Plastic bag ban in schools pressed
Waste and pollution watchdog EcoWaste Coalition on Friday urged education authorities to consider banning the use of disposable plastic bags and polystyrene products in school premises to minimize waste and promote zero waste as a new school year opens.
EcoWaste Coalition Zero Waste Program Officer Christina Vergara said that the Department of Education (DepEd) “has a clear task under the law to strengthen the integration of environmental concerns in school curricula at all levels, with particular emphasis on the theory and practice of waste management principles like waste minimization, among others,” referring to Section 56 of the Ecological Solid Waste Management Act of 2000 or Republic Act 9003.
“Disposable plastic bags and polystyrene are highly problematic in terms of their management, making them non-environmentally acceptable,” Vergara said.
“They usually end up as residual wastes with nowhere to go but the dumps, adding to the already voluminous polluting garbage there,” she added.
EcoWaste has observed that many local governments have seen the importance of waste minimization by banning or, at least, regulating the use of disposable plastic bags and polystyrene.
“These LGUs are correct, since after you have undertaken composting and recycling, you usually find yourself wondering how you would ecologically deal with plastic bags and polystyrene,” Vergara said.
Vergara noted “while pro-plastics say these products can be recycled, the truth is their recycling rates are very low.”

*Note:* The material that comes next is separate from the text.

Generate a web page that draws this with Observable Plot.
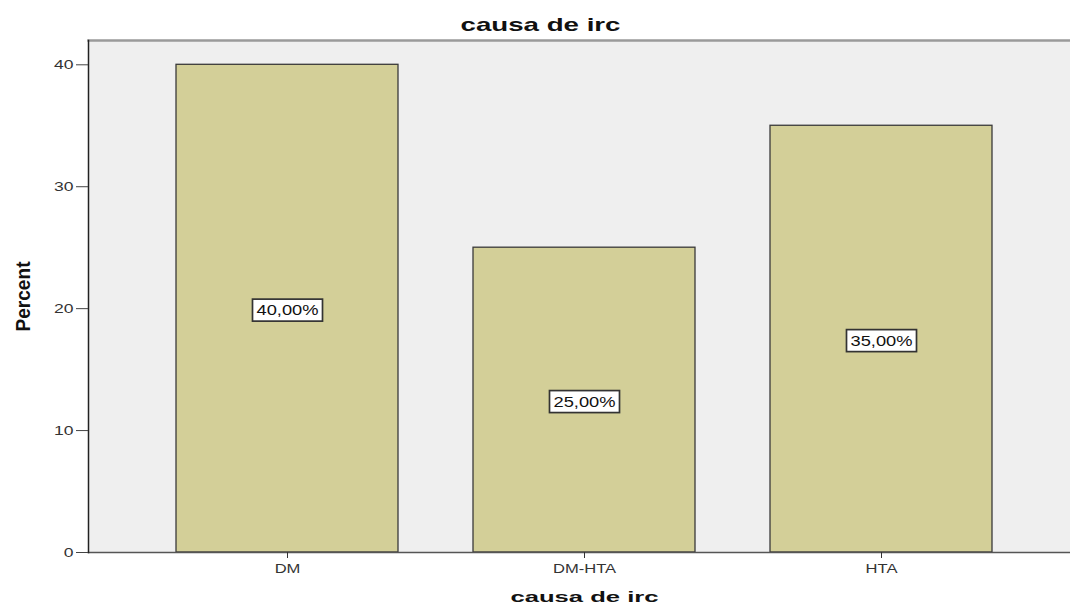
<!DOCTYPE html>
<html>
<head>
<meta charset="utf-8">
<script src="https://cdn.jsdelivr.net/npm/d3@7"></script>
<script src="https://cdn.jsdelivr.net/npm/@observablehq/plot@0.6"></script>
<style>
  html, body { margin: 0; padding: 0; background: #fff; }
  svg { display: block; }
</style>
</head>
<body>
<div id="chart"></div>
<script>
const categories = ["DM", "DM-HTA", "HTA"];
const percents = [40, 25, 35];
const valueLabels = ["40,00%", "25,00%", "35,00%"];
const yTicks = [0, 10, 20, 30, 40];
const titleText = "causa de irc";
const xLabelText = "causa de irc";
const yLabelText = "Percent";

const data = categories.map((c, i) => ({cat: c, pct: percents[i], label: valueLabels[i]}));

const W = 1070, H = 607;
const mL = 88, mT = 40, mB = 55;
const yMax = 40 * (H - mB - mT) / 487.7;

const plot = Plot.plot({
  width: W,
  height: H,
  marginLeft: mL,
  marginRight: 0,
  marginTop: mT,
  marginBottom: mB,
  style: {fontFamily: "'Liberation Sans', Arial, sans-serif", background: "#fff", overflow: "visible"},
  x: {domain: categories, range: [mL, 1081], paddingInner: 0.2517, paddingOuter: 0.292, align: 0.5, label: null, axis: null},
  y: {domain: [0, yMax], label: null, axis: null},
  marks: [
    Plot.frame({fill: "#efefef", stroke: "none"}),
    Plot.barY(data, {x: "cat", y: "pct", fill: "#d3cf98", stroke: "#3a3a3a", strokeWidth: 1.3}),
    Plot.frame({anchor: "top", stroke: "#9a9a9a", strokeWidth: 2.5}),
    Plot.frame({anchor: "bottom", stroke: "#555", strokeWidth: 1.5}),
    Plot.frame({anchor: "left", stroke: "#222", strokeWidth: 1.5}),
    Plot.axisY(yTicks, {tickSize: 12, tickPadding: 3, fontSize: 13, color: "#333", stroke: "#444", label: null, ariaDescription: "ylab"}),
    Plot.axisX({tickSize: 6, tickPadding: 6, fontSize: 12, color: "#333", stroke: "#333", label: null, ariaDescription: "xlab"}),
    Plot.text(data, {x: "cat", y: d => d.pct / 2, text: "label", fontSize: 14, fill: "#111", dy: 2, ariaDescription: "vlabels"}),
    Plot.text([titleText], {frameAnchor: "top", lineAnchor: "middle", dy: -16, dx: -39, fontSize: 19, fontWeight: "bold", fill: "#111", ariaDescription: "title"}),
    Plot.text([xLabelText], {x: [categories[1]], frameAnchor: "bottom", lineAnchor: "middle", dy: 45, fontSize: 15, fontWeight: "bold", fill: "#111", ariaDescription: "xtitle"}),
    Plot.text([yLabelText], {frameAnchor: "left", textAnchor: "middle", lineAnchor: "middle", dx: -65, dy: 0, rotate: -90, fontSize: 20, fontWeight: "bold", fill: "#111", ariaDescription: "ytitle"})
  ]
});

document.getElementById("chart").appendChild(plot);
const svg = d3.select(plot);

function stretch(sel, factor, fixed) {
  sel.each(function() {
    const len = fixed != null ? fixed : this.getComputedTextLength() * factor;
    this.setAttribute("textLength", len);
    this.setAttribute("lengthAdjust", "spacingAndGlyphs");
  });
}

stretch(svg.selectAll('g[aria-description="ylab"] text'), 1.35);
stretch(svg.selectAll('g[aria-description="xlab"] text'), 1.38);
stretch(svg.selectAll('g[aria-description="title"] text'), null, 160);
stretch(svg.selectAll('g[aria-description="xtitle"] text'), null, 148);
stretch(svg.selectAll('g[aria-description="ytitle"] text'), null, 70);
stretch(svg.selectAll('g[aria-description="vlabels"] text'), null, 62);

svg.selectAll('g[aria-description="vlabels"] text').each(function() {
  const b = this.getBBox();
  const padX = 4, padY = 4;
  const rect = document.createElementNS("http://www.w3.org/2000/svg", "rect");
  rect.setAttribute("x", b.x - padX);
  rect.setAttribute("y", b.y - padY + 1);
  rect.setAttribute("width", b.width + 2 * padX);
  rect.setAttribute("height", b.height + 2 * padY - 2);
  rect.setAttribute("fill", "#fff");
  rect.setAttribute("stroke", "#333");
  rect.setAttribute("stroke-width", "1.7");
  const t = this.getAttribute("transform");
  if (t) rect.setAttribute("transform", t);
  this.parentNode.insertBefore(rect, this);
});
</script>
</body>
</html>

Also, she added that “plastic bags and polystyrene cannot truly be recycled back to their original form, rather they can only be downcycled into products that are of low quality.”
DLSU-D example De La Salle University (DLSU) – Dasmarinas, Cavite has been reaping the benefits of being plastic bag-free since 2011 and styrofoam-free since 2005.
“We have tremendously reduced the amount of residual wastes in the campus, lessen our operational expenses related to waste management, and imbued good values that led to a change in behavior toward good stewardship among our students and school personnel,” said Marlon Pereja, Director of Environmental Resource Management Center of DLSU-Dasmarinas.
Pereja added that “the values and practice of ecological stewardship, which should start at home, should be strengthened in the school, if we are to produce citizens that truly care for the environment.”
Some of the schools which have adopted policies banning disposable plastic bags and polystyrene aside from DLSU-Dasmariñas are Cong. R.A. Calalay Memorial Elementary School in San Francisco del Monte, Quezon City, St. Scholastica’s College in San Fernando City, Pampanga and all public and private schools in Batangas City, Batangas.
Waste audit conducted by EcoWaste Coalition, Global Alliance for Incinerator Alternatives, Greenpeace, and Mother Earth Foundation in the Manila Bay last year found that among plastic wastes (which topped the list of the bay’s marine debris at 61.9 percent ), plastic bags were pegged at 23.2 percent and polystyrene debris at 7.5 percent.